Given the still-unknown impact of the recent vote by U.K. citizens to depart the European Union, the mostly upbeat report was viewed by some as unlikely to change the cautious stance by the Federal Reserve as it ponders its next increase in interest rates.
"If it wasn't for Brexit, today's report would have brought into play an interest rate hike as early as September," emailed Tara Sinclair, chief economist for the job site Indeed. "As things stand, Janet Yellen and the Fed could be holding off for the rest of the year unless job gains and wage growth surprise to the upside in coming months."
But not all agreed.

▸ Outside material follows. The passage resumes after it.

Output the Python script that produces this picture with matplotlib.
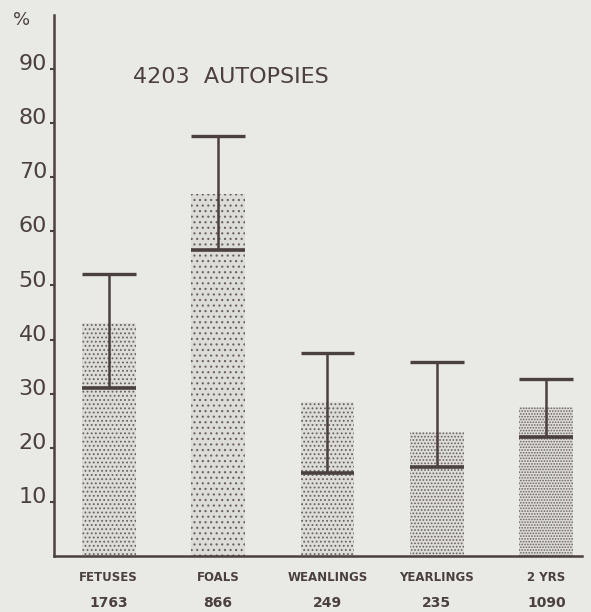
import matplotlib.pyplot as plt
import numpy as np
from matplotlib.transforms import ScaledTranslation

# values
groups = ['FETUSES', 'FOALS', 'WEANLINGS', 'YEARLINGS', '2 YRS']
counts = ['1763', '866', '249', '235', '1090']
bar_pct = [43, 67, 28.4, 23, 27.5]
low_pct = [31, 56.6, 15.3, 16.4, 22]
high_pct = [52.2, 77.7, 37.6, 35.8, 32.7]
yticks = [10, 20, 30, 40, 50, 60, 70, 80, 90]
hatches = ['....', '...', '....', '.....', '......']

ink = '#4a4040'
bg = '#e9e9e5'

fig = plt.figure(figsize=(5.91, 6.12), dpi=100, facecolor=bg)
ax = fig.add_axes([0.0914, 0.0915, 0.894, 0.884])
ax.set_facecolor(bg)

x = np.arange(len(groups))
w = 0.49
plt.rcParams['hatch.linewidth'] = 0.8
for i in range(len(groups)):
    ax.bar(x[i], bar_pct[i], width=w, color='#dcdcd8', edgecolor='#6b6060',
           hatch=hatches[i], linewidth=0)
    # T marks: lower line, stem, cap
    ax.hlines(low_pct[i], x[i] - w / 2, x[i] + w / 2, color=ink, lw=2.6)
    ax.hlines(high_pct[i], x[i] - w / 2, x[i] + w / 2, color=ink, lw=2.4)
    ax.vlines(x[i], low_pct[i], high_pct[i], color=ink, lw=1.8)

ax.set_xlim(-0.5, 4.33)
ax.set_ylim(0, 100)
for s in ['top', 'right']:
    ax.spines[s].set_visible(False)
ax.spines['left'].set_color(ink)
ax.spines['bottom'].set_color(ink)
ax.spines['left'].set_linewidth(1.8)
ax.spines['bottom'].set_linewidth(1.8)

ax.set_yticks(yticks)
ax.set_yticklabels([str(t) for t in yticks], fontsize=16, color=ink)
ax.tick_params(axis='y', length=3, width=1.5, color=ink, pad=2)
for lab in ax.get_yticklabels():
    lab.set_transform(lab.get_transform() + ScaledTranslation(0, 5 / 72, fig.dpi_scale_trans))
ax.set_xticks([])

for i in range(len(groups)):
    ax.text(x[i], -3.9, groups[i], ha='center', va='center', fontsize=8.5,
            color=ink, fontweight='bold')
    ax.text(x[i], -8.7, counts[i], ha='center', va='center', fontsize=10,
            color=ink, fontweight='bold')

fig.text(0.037, 0.967, '%', fontsize=13, color=ink, ha='center', va='center')
ax.text(1.12, 88.5, '4203  AUTOPSIES', fontsize=16, color=ink, ha='center',
        va='center')

fig.savefig('out.png', dpi=100, facecolor=bg)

Andrew Hunter, assistant economist at Capital Economics, said so long as the next two reports offer further evidence of a healthy employment market, Friday's data support "the view that the next hike could still be in September."
Revisions for the prior two months were a mixed bag, with April revised up to 144,000 jobs, from an initial count of 123,000, while the May number was revised downward to 11,000 from 38,000. With these revisions, employment gains in April and May combined were 6,000 less, on net, than previously reported.
"A three-month-average job gain of about 150,000 doesn't scream rate hike in light of what is going on overseas and in the context of a slowing trend," Peter Boockvar, chief market analyst at the Lindsey Group, emailed.
Over the past 3 months, job gains have averaged 147,000 per month.
Wall Street embraced the labor report, with benchmark indexes up nearly 1 percent.